Hello again after a restful Shabbat!
Friday and Saturday at Mosh are very different from the rest of the week. The seder yom (schedule) and spirit of Shabbat create a change of pace and mindset. Shabbat becomes a time for relaxation, rejewvenation, and reflection.
Ask your chanichim (campers) how Shabbat at Mosh feels different from Shabbat at home. What is special about the way we observe Shabbat at Mosh?
Friday starts out as usual with avodah (work) to prepare for a restful Saturday, but quickly winds down throughout the afternoon. Friday afternoons are a time to shower, dress in special clothes, and tidy tzrifim and ohelim (cabins and tents) in hopes of winning the cleaning competition.
Kabalat Shabbat (welcoming Shabbat) begins as we all gather around the toran (flagpole) to wish each other “Shabbat Shalom” and sing Hatikvah. We then wind along the Kicar (the path) singing.
Don’t walk in front of me, I may not follow,
Dont walk behind me, I may not lead,
Just walk besides me and be my friend, and together we will walk in peace again.
We wrap in spiral along the grass, then sit and listen to stories and reflections about the week. Chanichim and Rosh Machaneh (head of camp, Dekel Merin) share their thoughts.
The night’s festivities proceeded with a delicious dinner, Shabbat shira (singing), and rikkud (israeli dancing). Friday is a fun night for us all as chanichim learn and enjoy the traditions.
Saturdays feel equally reflective and relaxing. Today, I want to highlight one aspect of Saturdays in particular – Asepha Klalit (general meeting).
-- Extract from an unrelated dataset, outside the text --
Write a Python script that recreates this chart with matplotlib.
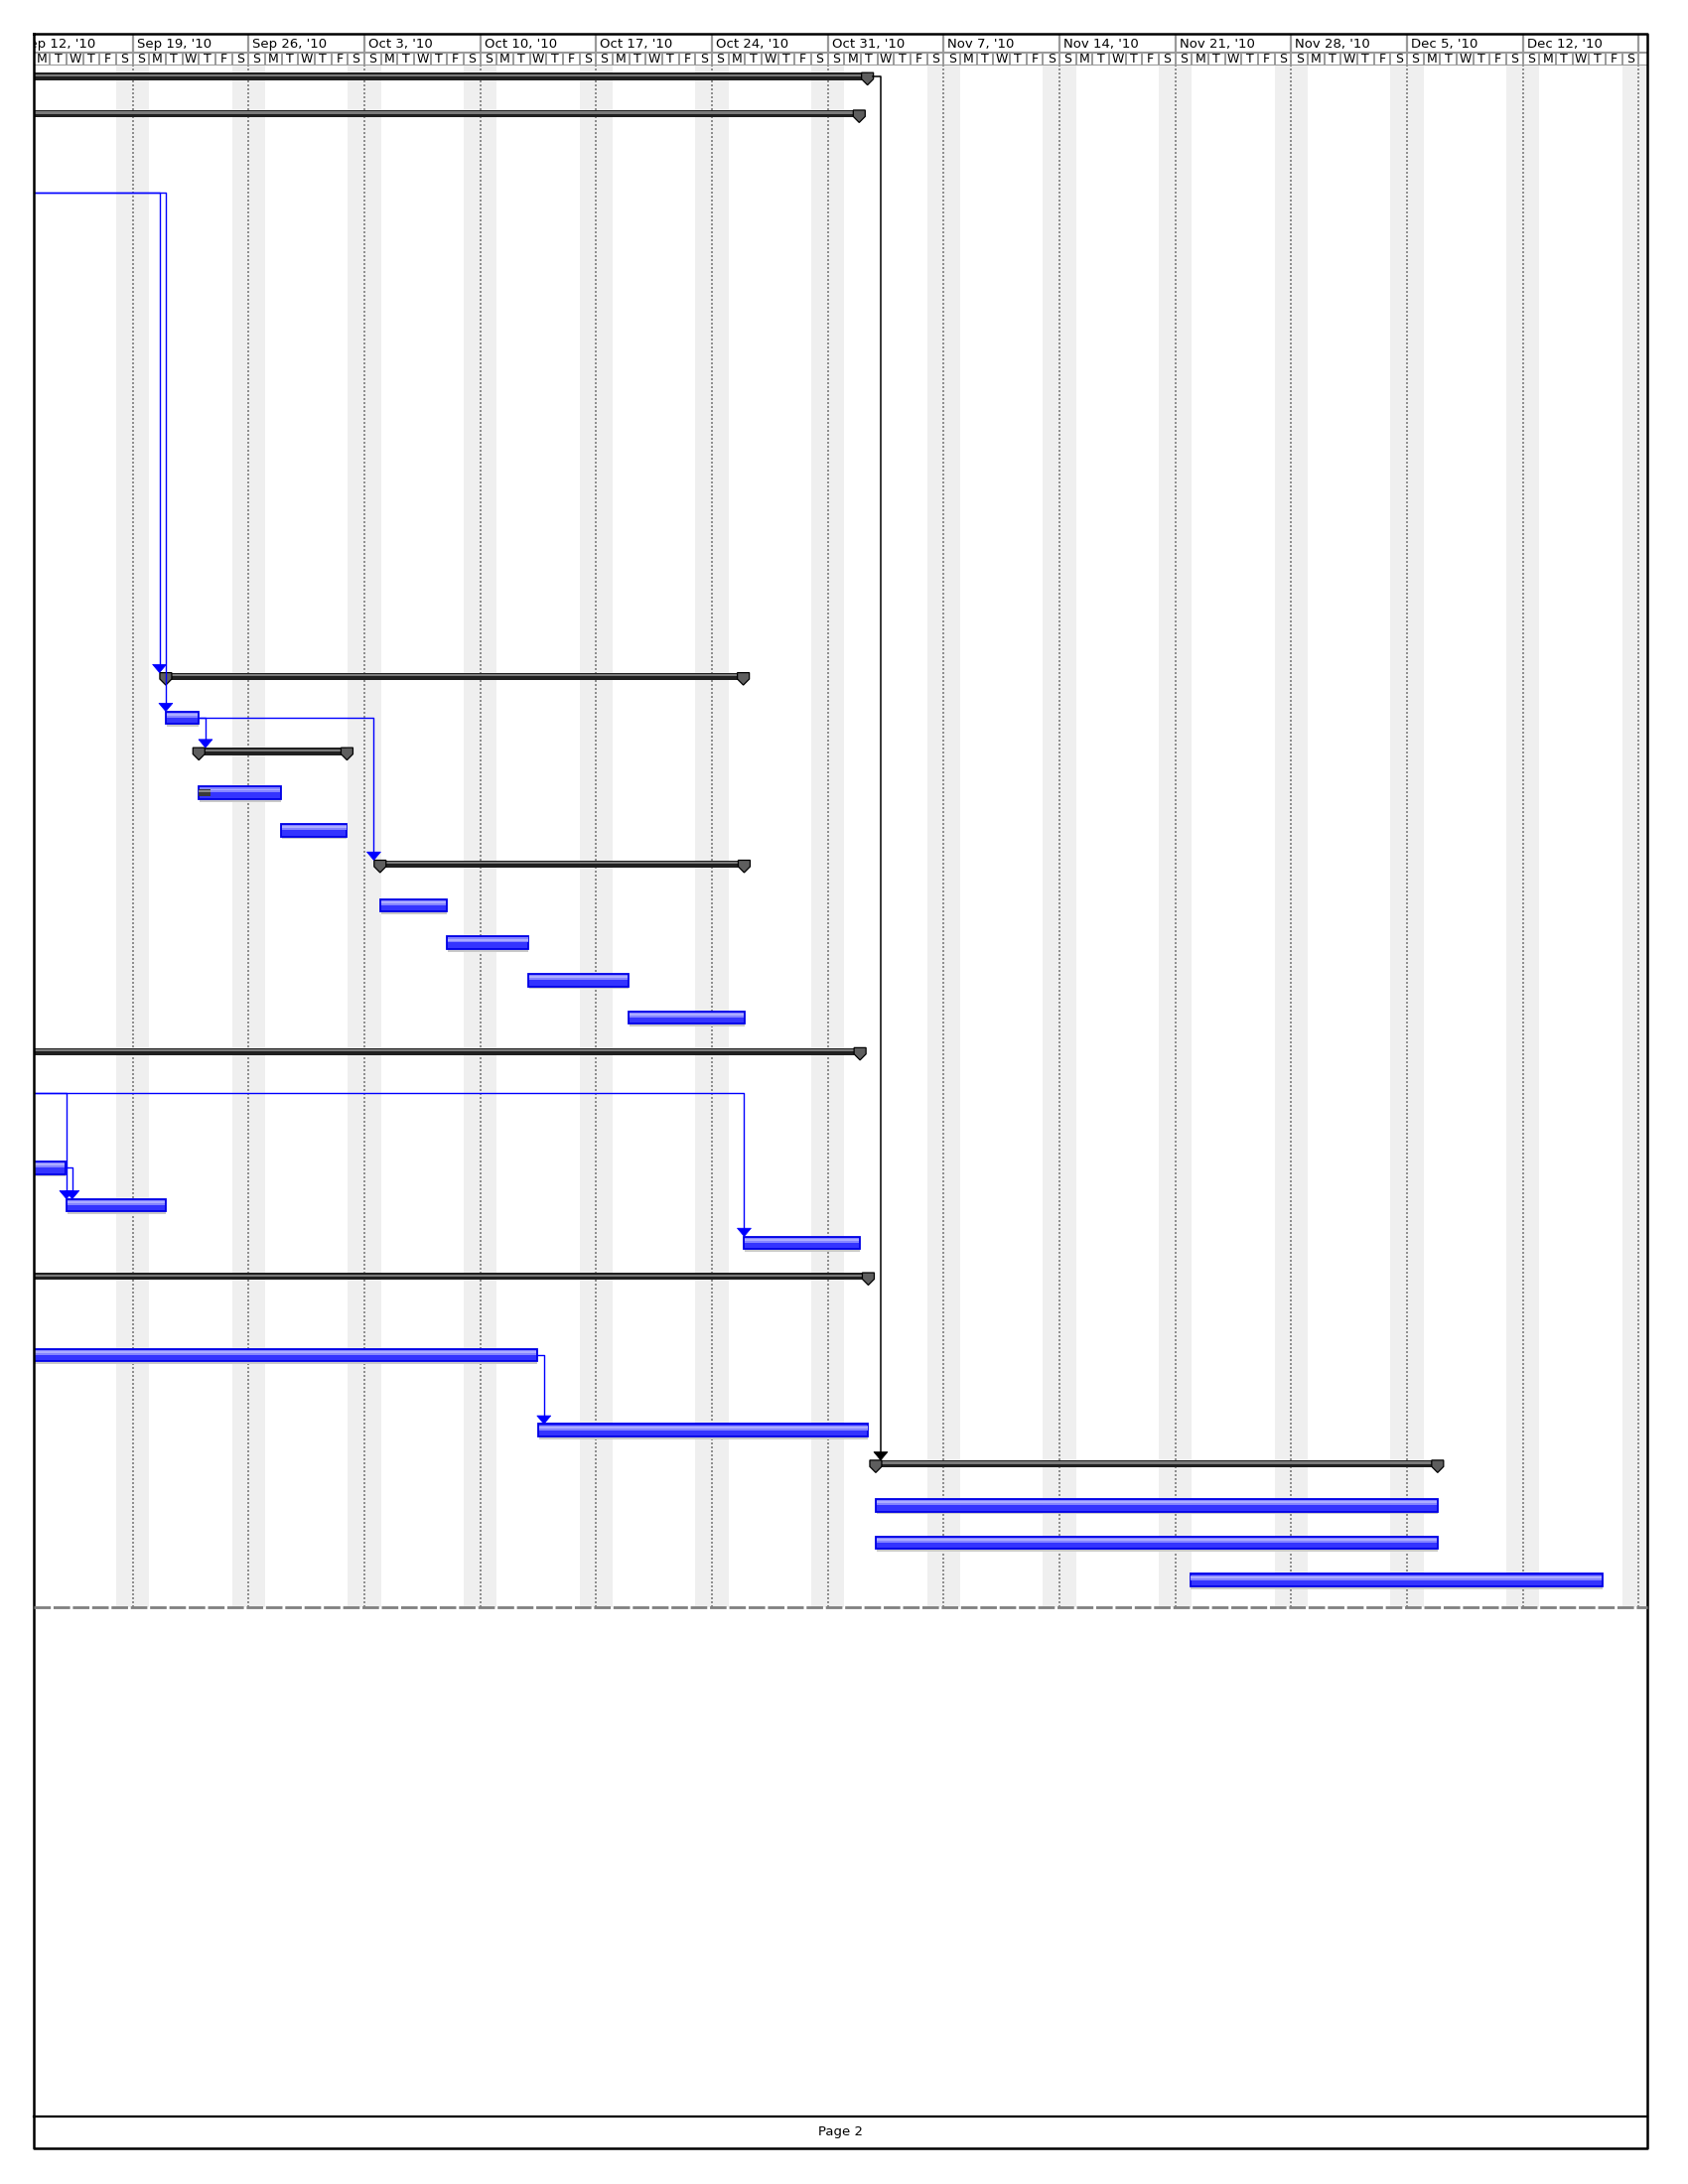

If we do not think about how we want the world to look, others will do it for us. If we do not take active steps to shape the world in the way we believe is right, someone else will do it instead. As a group we have the power to create a different reality, with different behavioral norms. Our power as human beings stems from our ability to think, to plan, and to decide how we want to be as human beings and how we want our society to look. (Excerpt from, “A Vacuum Does Not Exist”)
Asepha Klalit is an opportunity for everyone, young or old, to voice their opinion about things happening at camp. Everyone circles around a chair and either walks, crawls, or dances to the center to make a comment. Rules: first person to tap the chairs gets to speak, NO RUNNING!, and be respectful and constructive.
When you make it to the chair, all of machaneh listens to what you have to say. People will mention repairs that need to happen, food requests (strawberry jelly, please!), and general thoughts about machaneh ruach (camp spirit) and activities.